To collect more patient payments with less delay should be your new goal, keeping in mind that your practice is a business and your patients are the consumers. While you are in the healthcare field to help others, you also have a duty to your staff to collect what is owed, making payroll and keeping the doors open.
Five best practices to improve patient payment collections
Educate Staff How to Discuss Payments with Patients
Staff should approach patients with courtesy and professionalism. The idea is here to have a conversation and not a confrontation. Patients are often already worried about their medical condition, and having fears about making payment can only add to their stress.
Be kind and let patients know that your practice understands their financial burdens, and then steer the conversation to discuss your various payment plan options.
Improve Communication With Patients Compassion Fatigue
Nearly half of patients in one survey did not understand their medical cost and were more likely to judge the providers negatively because of it. But if you improve communication with patients, you have a better chance of improving patient options.
For example, fewer than half of providers use email or text to communicate with their patients, even as patients say they want or expect this availability. You can address this quite easily by activating the patient portal with your electronic health record or EHR software. A portal makes communication much easier. Patients can send message to your staff by online messaging, safely and securely, without wasting precious time on hold on the phone. And since the staff can reply with convenience, the lines of communication will be more open.
Use Appointment Reminders for Bill Payment
Make unpaid balance or payment reminders part of your appointment reminders.
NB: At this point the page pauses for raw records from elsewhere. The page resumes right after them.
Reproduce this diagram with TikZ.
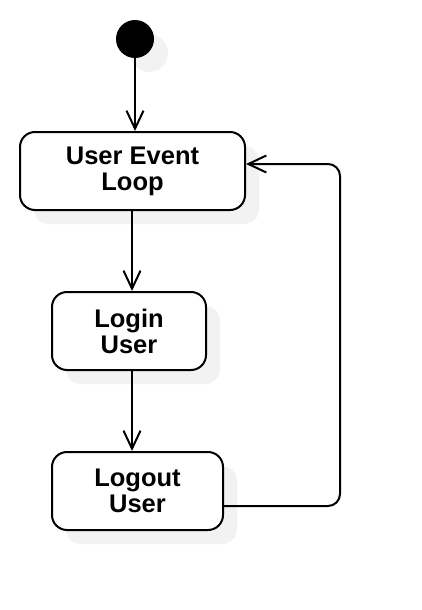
\documentclass[tikz,border=0pt]{standalone}
\usepackage{fontspec}
\setmainfont{Liberation Sans}
\usetikzlibrary{arrows.meta,shadows}
\definecolor{shadowgray}{RGB}{242,242,242}
\begin{document}
\begin{tikzpicture}[x=1pt,y=-1pt,
  myshadow/.style={drop shadow={shadow xshift=14pt, shadow yshift=-14pt, fill=shadowgray, opacity=1}},
  state/.style={draw, line width=2pt, rounded corners=15pt, fill=white, align=center, inner sep=0pt,
    font=\fontsize{25.5}{26}\selectfont\bfseries, myshadow},
  flow/.style={line width=2pt, -{Straight Barb[length=18pt,width=17pt,line width=2pt]}}]
\useasboundingbox (0,0) rectangle (422,610);
\node[circle, fill=black, minimum size=38pt, inner sep=0pt, myshadow] (start) at (135,39) {};
\node[state, minimum width=225pt, minimum height=78pt] (loop) at (132.5,171) {User Event\\Loop};
\node[state, minimum width=154pt, minimum height=78pt] (login) at (129,331) {Login\\User};
\node[state, minimum width=171pt, minimum height=78pt] (logout) at (137.5,491) {Logout\\User};
\coordinate (cx) at (132,0);
\coordinate (rx) at (340,0);
\draw[flow] (start) -- (start |- loop.north);
\draw[flow] (loop.south -| cx) -- (login.north -| cx);
\draw[flow] (login.south -| cx) -- (logout.north -| cx);
\coordinate (loopin) at ([yshift=7pt]loop.east);
\coordinate (logoutout) at ([yshift=-15pt]logout.east);
\draw[flow, rounded corners=12pt] (logoutout) -- (logoutout -| rx) -- (loopin -| rx) -- (loopin);
\end{tikzpicture}
\end{document}
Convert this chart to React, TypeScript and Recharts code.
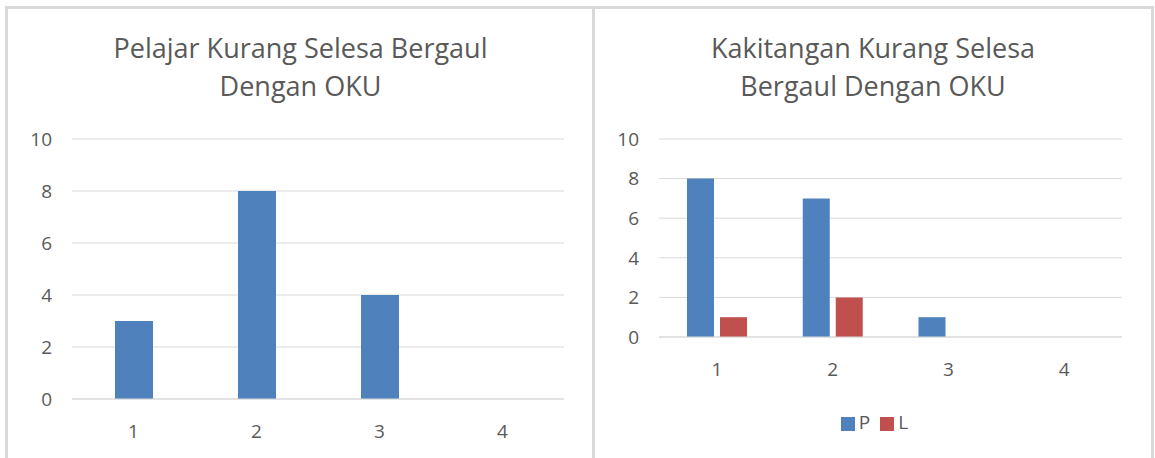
import React from 'react';
import { BarChart, Bar, XAxis, YAxis, CartesianGrid, Legend } from 'recharts';

const categories = ['1', '2', '3', '4'];
const pelajarValues = [3, 8, 4, 0];
const kakitanganP = [8, 7, 1, 0];
const kakitanganL = [1, 2, 0, 0];
const yTicks = [0, 2, 4, 6, 8, 10];

const leftData = categories.map((c, i) => ({ name: c, value: pelajarValues[i] }));
const rightData = categories.map((c, i) => ({ name: c, P: kakitanganP[i], L: kakitanganL[i] }));

const FONT = 'Open Sans, sans-serif';
const GRAY = '#595959';
const GRID = '#d9d9d9';

const tick = { fill: GRAY, fontSize: 19, fontFamily: FONT };

const panel: React.CSSProperties = {
  position: 'absolute',
  top: 6,
  height: 460,
  border: `3px solid ${GRID}`,
  boxSizing: 'border-box',
  background: '#fff',
};

const titleStyle: React.CSSProperties = {
  position: 'absolute',
  top: 20,
  left: 0,
  width: '100%',
  textAlign: 'center',
  fontFamily: FONT,
  fontSize: 27,
  lineHeight: '38px',
  color: GRAY,
};

const legendOrder = ['P', 'L'];

export default function App() {
  return (
    <div style={{ position: 'absolute', left: 0, top: 0, width: 1155, height: 458, background: '#fff', overflow: 'hidden' }}>
      <div style={{ ...panel, left: 5, width: 591 }}>
        <div style={titleStyle}>
          Pelajar Kurang Selesa Bergaul
          <br />
          Dengan OKU
        </div>
        <div style={{ position: 'absolute', left: -1, top: -2 }}>
          <BarChart width={586} height={451} data={leftData} margin={{ top: 132, right: 29, bottom: 29, left: 0 }}>
            <CartesianGrid vertical={false} stroke={GRID} />
            <XAxis dataKey="name" tick={tick} tickLine={false} axisLine={{ stroke: GRID }} tickMargin={20} height={30} />
            <YAxis domain={[0, 10]} ticks={yTicks} tick={tick} tickLine={false} axisLine={false} width={65} tickMargin={20} tickSize={0} />
            <Bar dataKey="value" fill="#4f81bd" barSize={38} isAnimationActive={false} />
          </BarChart>
        </div>
      </div>
      <div style={{ ...panel, left: 592, width: 562 }}>
        <div style={titleStyle}>
          Kakitangan Kurang Selesa
          <br />
          Bergaul Dengan OKU
        </div>
        <div style={{ position: 'absolute', left: 0, top: -2 }}>
          <BarChart width={556} height={451} data={rightData} margin={{ top: 132, right: 29, bottom: 23, left: 0 }} barGap={6}>
            <CartesianGrid vertical={false} stroke={GRID} />
            <XAxis dataKey="name" tick={tick} tickLine={false} axisLine={{ stroke: GRID }} tickMargin={20} height={72} />
            <YAxis domain={[0, 10]} ticks={yTicks} tick={tick} tickLine={false} axisLine={false} width={64} tickMargin={20} tickSize={0} />
            <Legend
              verticalAlign="bottom"
              iconType="square"
              iconSize={14}
              itemSorter={(item: any) => legendOrder.indexOf(item.value)}
              wrapperStyle={{ fontFamily: FONT, fontSize: 19, paddingLeft: 21 }}
              formatter={(v: string) => <span style={{ color: GRAY }}>{v}</span>}
            />
            <Bar dataKey="P" fill="#4f81bd" barSize={27} isAnimationActive={false} />
            <Bar dataKey="L" fill="#c0504d" barSize={27} isAnimationActive={false} />
          </BarChart>
        </div>
      </div>
    </div>
  );
}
When staff contact patients to confirm an upcoming appointment, have them mention any unpaid balance amounts and explain the different options the patient has to pay. Make it clear that patients will be expected to pay before the appointment or when they arrive at the office.
Schedule a Regular Meeting to review finance
You can’t drive improvement in your payment collections unless you track and manage your results. Make reviewing your payment collections a standard part of your regular financial meeting. Analyze your progress and determine which strategies are working, and which are not. Repeat this process at least once in a month.
Take Advantage of Payment Technologies
Many companies routinely send out billing information by email, and you should adopt this best practice too. You can send electronic statements to patients as soon as they leave the office. If no payment arrives by the due date, you have the option to follow up with polite payment reminders to patients via email.
For greater convenience, you will also want to set up each patient’s card-on-file for scheduled and flexible automatic credit card and debit card payments. Practices that have a lot of follow-up appointments will find this best practice to be most lucrative. Automatic payments reduce friction, and patients will appreciate that there is less work involved in making their restitution.